[Brief] Your output is the lines from the first one to the one containing "var colors = ['#0099FF', '#000080', '#0000FF'];", repeated exactly, with images left out.

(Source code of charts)

>>>

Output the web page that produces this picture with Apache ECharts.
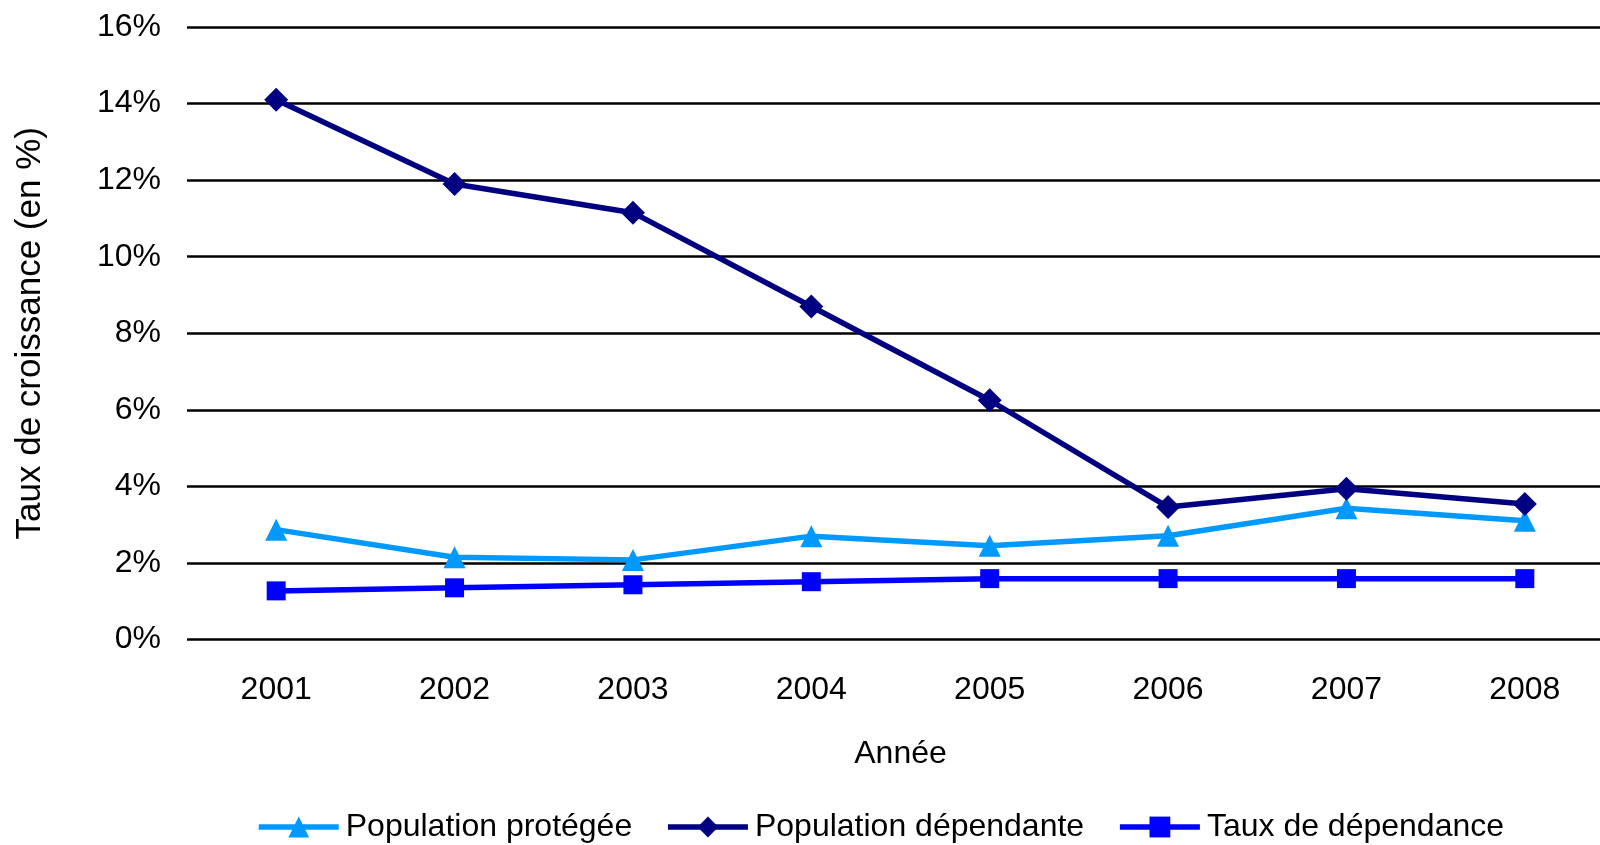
<!DOCTYPE html>
<html>
<head>
<meta charset="utf-8">
<script src="https://cdn.jsdelivr.net/npm/echarts@6/dist/echarts.min.js"></script>
<style>
html,body{margin:0;padding:0;background:#fff;}
#chart{width:1600px;height:845px;}
</style>
</head>
<body>
<div id="chart"></div>
<script>
var years = ['2001','2002','2003','2004','2005','2006','2007','2008'];
var populationProtegee = [2.87, 2.15, 2.08, 2.7, 2.45, 2.71, 3.43, 3.1];
var populationDependante = [14.1, 11.9, 11.15, 8.7, 6.25, 3.46, 3.94, 3.54];
var tauxDependance = [1.27, 1.35, 1.43, 1.51, 1.59, 1.59, 1.59, 1.59];
var seriesNames = ['Population protégée', 'Population dépendante', 'Taux de dépendance'];
var colors = ['#0099FF', '#000080', '#0000FF'];

var font = 'Liberation Sans, Arial, sans-serif';
var chart = echarts.init(document.getElementById('chart'), null, {renderer: 'canvas'});
chart.setOption({
  animation: false,
  backgroundColor: '#ffffff',
  textStyle: {fontFamily: font},
  grid: {left: 187, top: 27, width: 1427, bottom: 205.5, containLabel: false, outerBoundsMode: 'none'},
  legend: {
    top: 811,
    left: 256,
    padding: 0,
    itemWidth: 80,
    itemHeight: 26,
    itemGap: 33,
    lineStyle: {width: 5.5},
    textStyle: {fontSize: 32, color: '#000', fontFamily: font, padding: [0, 0, 0, 2]},
    data: seriesNames
  },
  xAxis: {
    type: 'category',
    data: years,
    boundaryGap: true,
    name: 'Année',
    nameLocation: 'middle',
    nameGap: 99,
    nameTextStyle: {fontSize: 32, color: '#000', fontFamily: font},
    axisLine: {show: false},
    axisTick: {show: false},
    axisLabel: {fontSize: 32, color: '#000', margin: 35, fontFamily: font}
  },
  yAxis: {
    type: 'value',
    min: 0,
    max: 16,
    interval: 2,
    name: 'Taux de croissance (en %)',
    nameLocation: 'middle',
    nameGap: 139,
    nameTextStyle: {fontSize: 35, color: '#000', fontFamily: font},
    axisLine: {show: false},
    axisTick: {show: false},
    axisLabel: {fontSize: 32, color: '#000', margin: 26, formatter: '{value}%', fontFamily: font},
    splitLine: {show: true, lineStyle: {color: '#000', width: 2.5}}
  },
  series: [
    {
      name: seriesNames[0], type: 'line', data: populationProtegee,
      symbol: 'triangle', symbolSize: 22,
      lineStyle: {width: 5.5, color: colors[0]},
      itemStyle: {color: colors[0]}, z: 3
    },
    {
      name: seriesNames[1], type: 'line', data: populationDependante,
      symbol: 'diamond', symbolSize: 24,
      lineStyle: {width: 5.5, color: colors[1]},
      itemStyle: {color: colors[1]}, z: 4
    },
    {
      name: seriesNames[2], type: 'line', data: tauxDependance,
      symbol: 'rect', symbolSize: 19,
      lineStyle: {width: 5.5, color: colors[2]},
      itemStyle: {color: colors[2]}, z: 2
    }
  ]
});
</script>
</body>
</html>
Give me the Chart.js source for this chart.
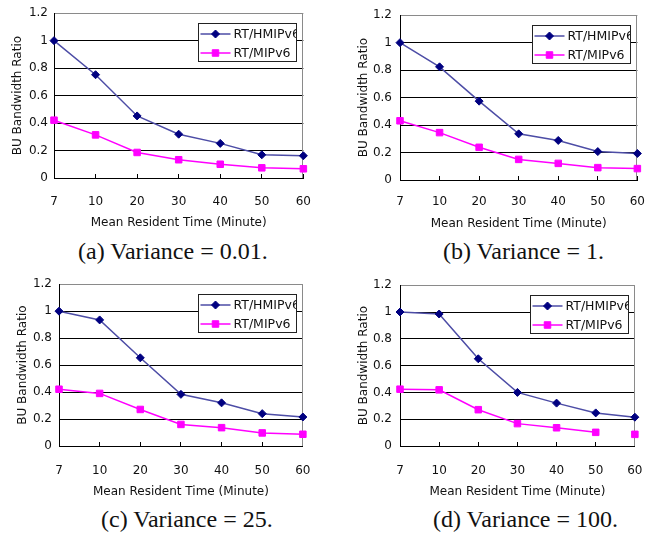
<!DOCTYPE html>
<html><head><meta charset="utf-8">
<script src="https://cdn.jsdelivr.net/npm/chart.js@4/dist/chart.umd.min.js"></script>
<style>
html,body{margin:0;padding:0;background:#fff;}
#page{position:relative;width:664px;height:534px;overflow:hidden;background:#fff;}
canvas{position:absolute;}
.cap{position:absolute;font-family:"Liberation Serif","Times New Roman",serif;font-size:24px;line-height:26px;color:#111;white-space:nowrap;}
</style></head><body>
<div id="page"></div>
<script>
// ---- data ----
const categories = ['7','10','20','30','40','50','60'];
const seriesNames = ['RT/HMIPv6','RT/MIPv6'];
const hmipA = [1.0,0.752,0.452,0.319,0.252,0.169,0.162];
const mipA  = [0.421,0.314,0.186,0.133,0.100,0.074,0.067];
const hmipB = [1.0,0.824,0.574,0.336,0.288,0.207,0.193];
const mipB  = [0.431,0.345,0.238,0.150,0.121,0.090,0.083];
const hmipC = [1.0,0.935,0.654,0.383,0.320,0.240,0.215];
const mipC  = [0.421,0.390,0.271,0.160,0.136,0.097,0.087];
const hmipD = [1.0,0.985,0.651,0.400,0.320,0.247,0.215];
const mipD  = [0.424,0.419,0.271,0.167,0.136,0.102,0.087];
const yTickLabels = ['0','0.2','0.4','0.6','0.8','1','1.2'];
const yTitle = 'BU Bandwidth Ratio';
const xTitle = 'Mean Resident Time (Minute)';
const captions = ['(a) Variance = 0.01.','(b) Variance = 1.','(c) Variance = 25.','(d) Variance = 100.'];

// ---- layout (positions/styles) ----
const W = 332, H = 234;
const panels = [
  {x:0,   y:0,   hmip:hmipA, mip:mipA, gap:-1, left:54, top:10, right:21, xh:56, ytp:10.8, ylp:6, xtp:21, xtb:4},
  {x:332, y:0,   hmip:hmipB, mip:mipB, gap:-1, left:68, top:13, right:7,  xh:54, ytp:24.8, ylp:8, xtp:19, xtb:3},
  {x:0,   y:270, hmip:hmipC, mip:mipC, gap:-1, left:59, top:11, right:19, xh:58, ytp:15.8, ylp:7, xtp:21.5, xtb:5},
  {x:332, y:270, hmip:hmipD, mip:mipD, gap:5,  left:68, top:11, right:9,  xh:58, ytp:24.8, ylp:8, xtp:21.5, xtb:5}
];
const capPos = [{l:78,t:238},{l:443,t:238},{l:101,t:506},{l:433,t:506}];

Chart.defaults.font.family = '"DejaVu Sans", sans-serif';
Chart.defaults.font.size = 12;
Chart.defaults.color = '#111';

const framePlugin = {
  id:'frame',
  beforeDatasetsDraw(chart){
    const {ctx, chartArea:a} = chart;
    ctx.save(); ctx.strokeStyle='#8a8a8a'; ctx.lineWidth=1;
    const x = Math.round(a.right)-0.5;
    ctx.beginPath(); ctx.moveTo(x,a.top); ctx.lineTo(x,a.bottom); ctx.stroke();
    ctx.restore();
  }
};

function drawMarker(ctx, style, r, x, y){
  if (Chart.helpers && Chart.helpers.drawPoint) {
    Chart.helpers.drawPoint(ctx, {pointStyle:style, radius:r, borderWidth:1, rotation:0}, x, y);
    return;
  }
  ctx.beginPath();
  if (style === 'rectRot') { ctx.moveTo(x-r,y); ctx.lineTo(x,y-r); ctx.lineTo(x+r,y); ctx.lineTo(x,y+r); ctx.closePath(); }
  else { const s = Math.SQRT1_2*r; ctx.rect(x-s,y-s,2*s,2*s); }
  ctx.fill(); ctx.stroke();
}

const boxLegend = {
  id:'boxLegend',
  afterDraw(chart){
    const {ctx, chartArea:a} = chart;
    const w = 98, h = 38;
    const x0 = Math.round(a.right-7-w)+0.5, y0 = Math.round(a.top+10)+0.5;
    ctx.save();
    ctx.fillStyle='#fff'; ctx.fillRect(x0,y0,w,h);
    ctx.strokeStyle='#222'; ctx.lineWidth=1; ctx.strokeRect(x0,y0,w,h);
    ctx.beginPath(); ctx.rect(x0,y0,w-0.5,h); ctx.clip();
    chart.data.datasets.forEach((ds,i)=>{
      const y = y0 + 10.5 + i*19;
      ctx.strokeStyle = ds.borderColor; ctx.lineWidth = ds.borderWidth;
      ctx.beginPath(); ctx.moveTo(x0+2,y); ctx.lineTo(x0+32,y); ctx.stroke();
      ctx.fillStyle = ds.pointBackgroundColor; ctx.strokeStyle = ds.pointBorderColor; ctx.lineWidth = 1;
      drawMarker(ctx, ds.pointStyle, ds.pointRadius, x0+17, y);
      ctx.fillStyle='#111'; ctx.font='12.5px "DejaVu Sans"'; ctx.textBaseline='middle'; ctx.textAlign='left';
      ctx.fillText(ds.label, x0+35, y+0.5);
    });
    ctx.restore();
  }
};

const page = document.getElementById('page');
panels.forEach((p, idx) => {
  const cv = document.createElement('canvas');
  cv.width = W; cv.height = H;
  cv.style.left = p.x+'px'; cv.style.top = p.y+'px';
  cv.style.width = W+'px'; cv.style.height = H+'px';
  page.appendChild(cv);
  const gap = p.gap;
  new Chart(cv.getContext('2d'), {
    type:'line',
    data:{
      labels: categories,
      datasets:[
        {label: seriesNames[0], data: p.hmip, borderColor:'#4d4da6', borderWidth:1.5,
         pointStyle:'rectRot', pointRadius:4, pointBackgroundColor:'#000080', pointBorderColor:'#000080',
         pointBorderWidth:1, tension:0, fill:false},
        {label: seriesNames[1], data: p.mip, borderColor:'#ff00ff', borderWidth:1.5,
         pointStyle:'rect', pointRadius:4.6, pointBackgroundColor:'#ff00ff', pointBorderColor:'#ff00ff',
         pointBorderWidth:1, tension:0, fill:false,
         segment:{ borderColor: c => c.p0DataIndex === gap ? 'rgba(0,0,0,0)' : undefined }}
      ]
    },
    options:{
      responsive:false, animation:false, devicePixelRatio:1,
      layout:{padding:{left:0, top:p.top, right:p.right, bottom:0}},
      plugins:{legend:{display:false}, tooltip:{enabled:false}},
      scales:{
        x:{
          type:'category', offset:false,
          grid:{display:true, drawOnChartArea:false, drawTicks:true, tickLength:-4, color:'#000', lineWidth:1},
          border:{display:true, color:'#000', width:1},
          ticks:{autoSkip:false, maxRotation:0, minRotation:0, padding:p.xtp, color:'#111', font:{size:12}},
          title:{display:true, text:xTitle, color:'#111', font:{size:12}, padding:{top:0, bottom:p.xtb}},
          afterFit(s){ s.height = p.xh; }
        },
        y:{
          min:0, max:1.2,
          grid:{drawTicks:false, color: c => (c.tick && c.tick.value > 1.19) ? '#8a8a8a' : '#000', lineWidth:1},
          border:{display:true, color:'#000', width:1},
          ticks:{stepSize:0.2, padding:p.ylp, color:'#111', font:{size:12},
                 callback:(v,i)=> yTickLabels[i] !== undefined ? yTickLabels[i] : v},
          title:{display:true, text:yTitle, color:'#111', font:{size:12}, padding:{top:p.ytp, bottom:0}},
          afterFit(s){ s.width = p.left; }
        }
      }
    },
    plugins:[framePlugin, boxLegend]
  });
  const cap = document.createElement('div');
  cap.className = 'cap';
  cap.textContent = captions[idx];
  cap.style.left = capPos[idx].l+'px'; cap.style.top = capPos[idx].t+'px';
  page.appendChild(cap);
});
</script>
</body></html>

<<<

[Task response]
Output the web page that produces this picture with Apache ECharts.
<!DOCTYPE html>
<html>
<head>
<meta charset="utf-8">
<script src="https://cdn.jsdelivr.net/npm/echarts@6/dist/echarts.min.js"></script>
<style>
html,body{margin:0;padding:0;background:#fff;}
#chart{width:1600px;height:845px;}
</style>
</head>
<body>
<div id="chart"></div>
<script>
var years = ['2001','2002','2003','2004','2005','2006','2007','2008'];
var populationProtegee = [2.87, 2.15, 2.08, 2.7, 2.45, 2.71, 3.43, 3.1];
var populationDependante = [14.1, 11.9, 11.15, 8.7, 6.25, 3.46, 3.94, 3.54];
var tauxDependance = [1.27, 1.35, 1.43, 1.51, 1.59, 1.59, 1.59, 1.59];
var seriesNames = ['Population protégée', 'Population dépendante', 'Taux de dépendance'];
var colors = ['#0099FF', '#000080', '#0000FF'];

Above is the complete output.